Agreed, his feet need done yesterday.

Also, he's pretty massively overweight. It can be really hard to keep those drafties and crosses from getting too pudgy, believe me, I know. He really needs a diet and an exercise plan.

Other than that, it's really hard to tell much about his confo with those pictures. His back might have a slight sway, or it could just be because he's out of shape and carting that big belly around.

One thing's for sure though, he looks like a real sweetie. His face reminds me a _lot_ of my Belgian cross.


----------



## Elana (Jan 28, 2011)

Pretty good horse from what I can see. He is sickle hocked. Probably from the draft horse side. Shoulder is a bit steep. Good bone (as expected). Feet very over grown. Shorten those toes!

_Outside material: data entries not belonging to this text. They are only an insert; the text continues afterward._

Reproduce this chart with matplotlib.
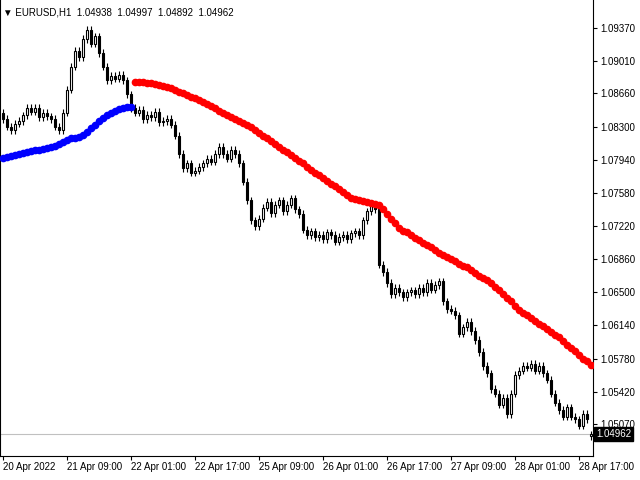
import matplotlib
matplotlib.use('Agg')
import matplotlib.pyplot as plt
import numpy as np

plt.rcParams['font.family'] = ['Liberation Sans', 'DejaVu Sans']

# EURUSD H1 closes
closes = [1.0838, 1.0830, 1.0826, 1.0833, 1.0836, 1.0842, 1.0850, 1.0846, 1.0850, 1.0840, 1.0845, 1.0841, 1.0838, 1.0830, 1.0826,
          1.0845, 1.0870, 1.0895, 1.0912, 1.0905, 1.0925, 1.0935, 1.0920, 1.0928,
          1.0910, 1.0895, 1.0880, 1.0885, 1.0882, 1.0886, 1.0880,
          1.0865, 1.0850, 1.0845,
          1.0848, 1.0838, 1.0843, 1.0840, 1.0846, 1.0835, 1.0836, 1.0838, 1.0832,
          1.0820, 1.0800, 1.0785, 1.0790, 1.0780, 1.0782, 1.0786,
          1.0790, 1.0795, 1.0792, 1.0800, 1.0808, 1.0800,
          1.0795, 1.0805, 1.0800, 1.0790,
          1.0770, 1.0750, 1.0728, 1.0722, 1.0730,
          1.0742, 1.0748, 1.0736, 1.0745, 1.0750, 1.0738, 1.0745, 1.0752, 1.0740, 1.0735,
          1.0718, 1.0712,
          1.0716, 1.0710, 1.0712, 1.0708, 1.0715, 1.0712, 1.0705, 1.0710, 1.0712, 1.0708, 1.0714, 1.0716, 1.0712,
          1.0728, 1.0738, 1.0745, 1.0740,
          1.0680, 1.0672,
          1.0660, 1.0648, 1.0655, 1.0650,
          1.0645, 1.0650, 1.0652, 1.0648, 1.0655, 1.0650, 1.0660, 1.0653, 1.0658, 1.0662,
          1.0640, 1.0632, 1.0630, 1.0625,
          1.0605, 1.0612, 1.0618,
          1.0608, 1.0598, 1.0585,
          1.0570, 1.0562,
          1.0545, 1.0540, 1.0528, 1.0535, 1.0518, 1.0540,
          1.0560, 1.0565, 1.0570, 1.0568, 1.0572, 1.0565, 1.0570, 1.0562, 1.0555,
          1.0540, 1.0530, 1.0522, 1.0515, 1.0525,
          1.0515, 1.0512, 1.0505, 1.0518, 1.0512, 1.0496]
first_open = 1.0845
last_ohlc = [1.04938, 1.04997, 1.04892, 1.04962]

ma_blue = [1.0796, 1.0797, 1.0798, 1.0799, 1.0800, 1.0801, 1.0802, 1.0803, 1.0804, 1.0805,
           1.0806, 1.0807, 1.0808, 1.0809, 1.0811, 1.0813, 1.0815, 1.0817, 1.0818, 1.0819,
           1.0821, 1.0824, 1.0828, 1.0832, 1.0836, 1.0839, 1.0842, 1.0845, 1.0847, 1.0849,
           1.0850, 1.0851, 1.0851]
ma_red = [1.0878, 1.0878, 1.0878, 1.0877, 1.0877, 1.0876, 1.0875, 1.0874, 1.0873, 1.0872,
          1.0870, 1.0868, 1.0866, 1.0864, 1.0862, 1.0861, 1.0859,
          1.0857, 1.0854, 1.0852, 1.0850, 1.0847, 1.0845, 1.0842, 1.0840, 1.0838, 1.0836, 1.0834, 1.0832, 1.0829,
          1.0826, 1.0823, 1.0820, 1.0817, 1.0814, 1.0811, 1.0808, 1.0805, 1.0802, 1.0799,
          1.0796, 1.0793, 1.0790, 1.0786, 1.0783,
          1.0780, 1.0777, 1.0774, 1.0771, 1.0768, 1.0765, 1.0762, 1.0759, 1.0756, 1.0752,
          1.0751, 1.0750, 1.0749, 1.0748, 1.0747, 1.0746, 1.0745,
          1.0740, 1.0735, 1.0730, 1.0725, 1.0720,
          1.0717, 1.0715, 1.0712, 1.0709, 1.0707, 1.0704, 1.0701, 1.0699, 1.0696, 1.0693,
          1.0691, 1.0688, 1.0686, 1.0684, 1.0681, 1.0679, 1.0677, 1.0674,
          1.0671, 1.0668, 1.0666, 1.0663, 1.0660,
          1.0656, 1.0652, 1.0648, 1.0644, 1.0640, 1.0635, 1.0631,
          1.0628, 1.0625, 1.0622, 1.0619, 1.0616, 1.0613, 1.0610, 1.0607, 1.0604, 1.0601,
          1.0597, 1.0593, 1.0590, 1.0586, 1.0582, 1.0578, 1.0575, 1.0571]

price_ticks = [1.09370, 1.09010, 1.08660, 1.08300, 1.07940, 1.07580, 1.07220,
               1.06860, 1.06500, 1.06140, 1.05780, 1.05420, 1.05070]
time_labels = ['20 Apr 2022', '21 Apr 09:00', '22 Apr 01:00', '22 Apr 17:00', '25 Apr 09:00',
               '26 Apr 01:00', '26 Apr 17:00', '27 Apr 09:00', '28 Apr 01:00', '28 Apr 17:00']
wick = 0.0004

closes = np.array(closes)
opens = np.concatenate([[first_open], closes[:-1]])
highs = np.maximum(opens, closes) + wick
lows = np.minimum(opens, closes) - wick
opens[-1], highs[-1], lows[-1], closes[-1] = last_ohlc
n = len(closes)
idx = np.arange(n)

fig = plt.figure(figsize=(6.4, 4.8), dpi=100)
ax = fig.add_axes([0, 0.05, 593 / 640, 0.95])

ax.vlines(idx, lows, highs, color='black', linewidth=0.8, zorder=2)
up = closes >= opens
body = np.maximum(np.abs(closes - opens), 0.00003)
bottom = np.minimum(opens, closes)
ax.bar(idx[up], body[up], bottom=bottom[up], width=0.6,
       color='white', edgecolor='black', linewidth=0.8, zorder=3)
ax.bar(idx[~up], body[~up], bottom=bottom[~up], width=0.6,
       color='black', edgecolor='black', linewidth=0.8, zorder=3)

ax.plot(idx[:len(ma_blue)], ma_blue, 'o', color='#0000ff', markersize=4.5, zorder=4)
ax.plot(idx[len(ma_blue):], ma_red, 'o', color='#ff0000', markersize=4.5, zorder=4)

ax.axhline(last_ohlc[3], color='#c0c0c0', linewidth=0.8, zorder=1)

ax.set_xlim(-0.75, 147.5)
ax.set_ylim(1.04722, 1.09674)
ax.yaxis.tick_right()
ax.set_yticks(price_ticks)
ax.set_yticklabels([f'{p:.5f}' for p in price_ticks])
ax.set_xticks(idx[::16])
ax.set_xticklabels(time_labels, ha='left')
ax.tick_params(labelsize=7, length=3, pad=2)
ax.tick_params(axis='x', pad=1)
ax.spines['top'].set_visible(False)

ax.text(1.005, (last_ohlc[3] - 1.04722) / (1.09674 - 1.04722), f'{last_ohlc[3]:.5f}',
        transform=ax.transAxes, fontsize=7, color='white', va='center', ha='left',
        bbox=dict(boxstyle='square,pad=0.2', fc='black', ec='black'))

fig.text(0.005, 0.985, '\u25bc EURUSD,H1  ' + '  '.join(f'{v:.5f}' for v in last_ohlc),
         fontsize=7, va='top', ha='left')

fig.savefig('out.png')
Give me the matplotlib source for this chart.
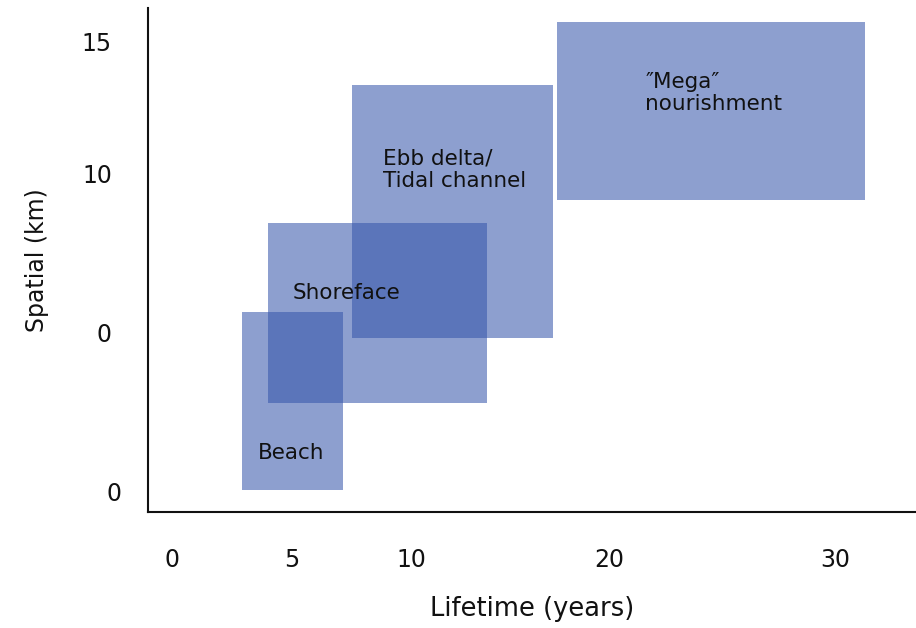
import matplotlib
matplotlib.use("Agg")
import matplotlib.pyplot as plt
import matplotlib.transforms as mtransforms
from matplotlib.patches import Rectangle

plt.rcParams['font.family'] = ['DejaVu Sans']

# Boxes: lifetime (x) and spatial (y) ranges
names = ["Beach", "Shoreface", "Ebb delta/\nTidal channel", "\u2033Mega\u2033\nnourishment"]
x_start = [2.93, 4.02, 7.53, 16.1]
x_end = [7.15, 13.18, 15.94, 29.0]
y_start = [0.07, 2.97, 5.13, 9.73]
y_end = [6.0, 8.97, 13.57, 15.67]

# where each box name is written
label_x = [3.6, 5.06, 8.83, 19.8]
label_y = [1.3, 6.63, 10.75, 13.3]

x_ticks = [0, 5, 10, 18.28, 27.74]
x_tick_labels = ["0", "5", "10", "20", "30"]
y_ticks = [0, 5.3, 10.63, 15]
y_tick_labels = ["0", "0", "10", "15"]

fill = (53 / 255, 84 / 255, 171 / 255)

fig = plt.figure(figsize=(9.16, 6.28), dpi=100)
ax = fig.add_axes([148 / 916, 116 / 628, 768 / 916, 504 / 628])

for x0, x1, y0, y1 in zip(x_start, x_end, y_start, y_end):
    ax.add_patch(Rectangle((x0, y0), x1 - x0, y1 - y0, facecolor=fill,
                           edgecolor="none", alpha=0.56))

for name, lx, ly in zip(names, label_x, label_y):
    ax.text(lx, ly, name, fontsize=15.5, ha="left", va="center",
            linespacing=1.17, color="#111111")

ax.set_xlim(-1.0, 31.13)
ax.set_ylim(-0.667, 16.133)

ax.set_xticks(x_ticks)
ax.set_xticklabels(x_tick_labels)
ax.set_yticks(y_ticks)
ax.set_yticklabels(y_tick_labels)
ax.tick_params(axis="both", length=0, labelsize=17, colors="#111111")
ax.tick_params(axis="x", pad=26)
ax.tick_params(axis="y", pad=26)

# the lowest y label sits a little further right
lowest = ax.get_yticklabels()[0]
lowest.set_transform(lowest.get_transform() +
                     mtransforms.ScaledTranslation(7 / 72, 0, fig.dpi_scale_trans))

ax.set_xlabel("Lifetime (years)", fontsize=18.5, color="#111111")
ax.set_ylabel("Spatial (km)", fontsize=17, color="#111111")
ax.xaxis.set_label_coords(0.5, -0.192)
ax.yaxis.set_label_coords(-0.1445, 0.5)
ax.xaxis.label.set_va("center")
ax.yaxis.label.set_va("center")

for side in ["top", "right"]:
    ax.spines[side].set_visible(False)
for side in ["left", "bottom"]:
    ax.spines[side].set_linewidth(1.5)
    ax.spines[side].set_color("#111111")

fig.savefig("out.png", dpi=100)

He is VERY fat. Needs a lot more work or less groceries. Probably both.


----------



## horseluver250 (Oct 28, 2009)

His legs look very similar to the TB cross mare you posted, but not to that extreme. He looks over at the knee and sickled hocked.


----------



## WhattaTroublemaker (Aug 13, 2013)

smrobs said:


> Agreed, his feet need done yesterday.
> 
> Also, he's pretty massively overweight. It can be really hard to keep those drafties and crosses from getting too pudgy, believe me, I know. He really needs a diet and an exercise plan.
> 
> ...



Well he's been a pasture pet for the last five years on 24/7 turn out, so he can get all the grass he's ever wanted and no work  I plan on changing that. And his feet! Ah, oh I know they need to be done. These photos are from last year though and we've since gotten his feet trimmed. I think I'm going to re-vamp the pictures taday when I square him up and get a good look at him. And yes, he's a strong belgian cross :lol: His mum looks like a dark bay belgian with a quarter horse face. He's my favorite of any horse I've owned for awhile. Love his big thick neck!


----------



## Boo Walker (Jul 25, 2012)

I think he's going to be perfect for what you want!


----------



## WhattaTroublemaker (Aug 13, 2013)

Boo Walker said:


> I think he's going to be perfect for what you want!


Thank you!


----------



## stevenson (Sep 12, 2011)

he is cute . he has really refined legs for a draft x. mine have the stocky draft legs.


----------



## autumn rain (Sep 7, 2012)

He's beautiful, IMO. Love a nice solid build on a horse. I'm envious!


----------



## GrittyCowgirl (Oct 21, 2009)

Are you using a saddle blanket instead of a saddle pad in those pics?


----------



## WhattaTroublemaker (Aug 13, 2013)

Yes I am, he's not ridden hard and this was about a thirty minute period in which he had the saddle on.


----------